Trust in You, Lauren Daigle
The lyrics by Lauren Daigle took a turn as I drove to the University of Georgia Veterinary clinic last night. The song above, my mantra for so many moments of my post-graduate career, always comes through my radio when I need it most to remind me of a larger picture.
I’m aware that the Lord continues to reveal Himself through my riding career, and it’s like his dangling lure to me. Not in that way that makes promises that if I make a certain mark, he’ll reward me with all the ponies. But that He continually nudges me to continue this dream so that I’m able to see His work and His plan. That’s the larger picture.
I’ve confessed to Mom that I don’t like to share my testimony of how the Lord has allowed for me to continue riding and competing. I don’t want to be too proud or share some dream that if you follow the Lord’s plan He will send you an incredible world-beater and you’ll gallop away with trophies. He could, but it’s not my story to tell today.
What I can share is how through a daily routine of placing my heart and my goals in the Lord’s hands he reveals Himself. So that through this whirl-wind of an equestrian hobby, I surrender to Him what I have which is a goal and my horse. That is where I found myself last night driving to the University of Georgia Veterinary clinic with a borrowed trailer, a borrowed truck, and a prayer my credit-card would allow me to just go a few dollars over its limit so I could have enough gas to get home.
Because in my own plan just a few days before, all of those nuances would be irrelevant. With potential buyers completely vetted out for my great little mare to find her new home, I was dis-heartened to lose my best mate but more encouraged to be able to take that step forward financially. So encouraged about the future, I was rewarding myself with a modern light grey sectional from Crate & Barrel. It was in my checkout cart online, ready to go. This was the result of my hard work that I had put in training this talented mare, my hard work had prepared her to go to her next home, and my hard work had set myself up to completely adjust my financial outlook with only one horse.
But then a vet comes in and points to a fragment on a X-ray the size of a pinky nail floating in an ankle. And in the horse-world this actually happens quite often. Almost every horse will have some asymmetry or little spur that potential buyers may pass or task a risk on. Honestly it happens more often than not. But this was a little more than asymmetry. This required an immediate decision to put my mare under and perform surgery to take it out. (It’s not common in the horse-world to confess your mount’s details from a trip to the clinic, so please forgive me for breaking this code for the sake of the blog.)
You’re just sick, not about the sale or the sectional that was going to remain in my checkout cart, but there is absolutely nothing in the world at that moment that I wanted more than for my little horse to be ok, and better, and healthy, and home so I can bank extra shavings in her stall and wrap her with just one blanket layer too many so she’s warm.
They do too much for us.
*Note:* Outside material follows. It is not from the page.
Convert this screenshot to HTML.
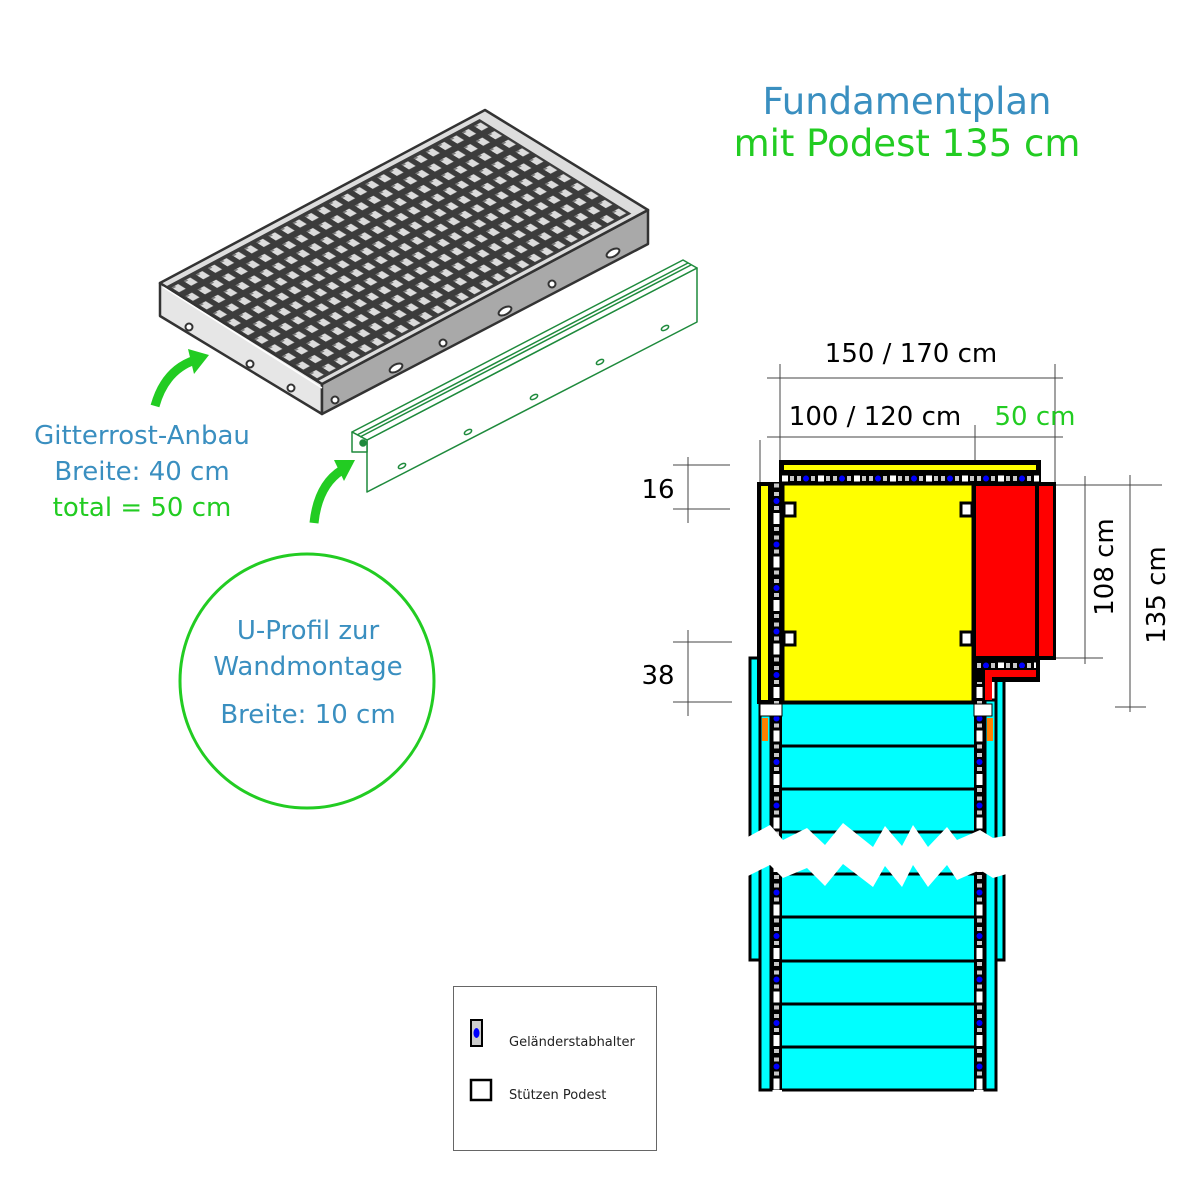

I picture myself a pretty handy and smart horseman. I find the best care and put their wellness way before my bank account. But this f***ing mare has been galloping over Intermediate spreads with a hunk of bone floating around her leg.
After two days of torture to leave her with a band of vet techs and top equine veterinarians, I was able to drive with the borrowed truck and borrowed trailer and bring her home. And honestly, this surgery is common. My mare has a sixty day rehab plan, and then we can actually proceed as normal and get back to work. It’s a pretty nonchalant procedure that leaves her perfect to continue whatever endeavor she wants to pursue.
But it leads back to my song,
“When you don’t move the mountains, I’m needing you to move.
When you don’t part the waters I wish I could walk through…
I will trust, I will trust in You.”
That wasn’t The Plan. It wasn’t The Plan for Frye to go to her next home, not today, not yet. Today she is extra-warm in her stall with extra shavings banked in her stall. So whether the Lord will have me continue to work up the levels for a kickoff in January or have my girl’s back while she heals before setting off to teach a new generation, I can have hope and a confidence that the Lord’s plan will be good and purposeful. Today, I have my best girl in my stall and got a nuzzle when I left.
“You are my strength and comfort,You are my steady hand
You are my firm foundation, The rock on which I stand.”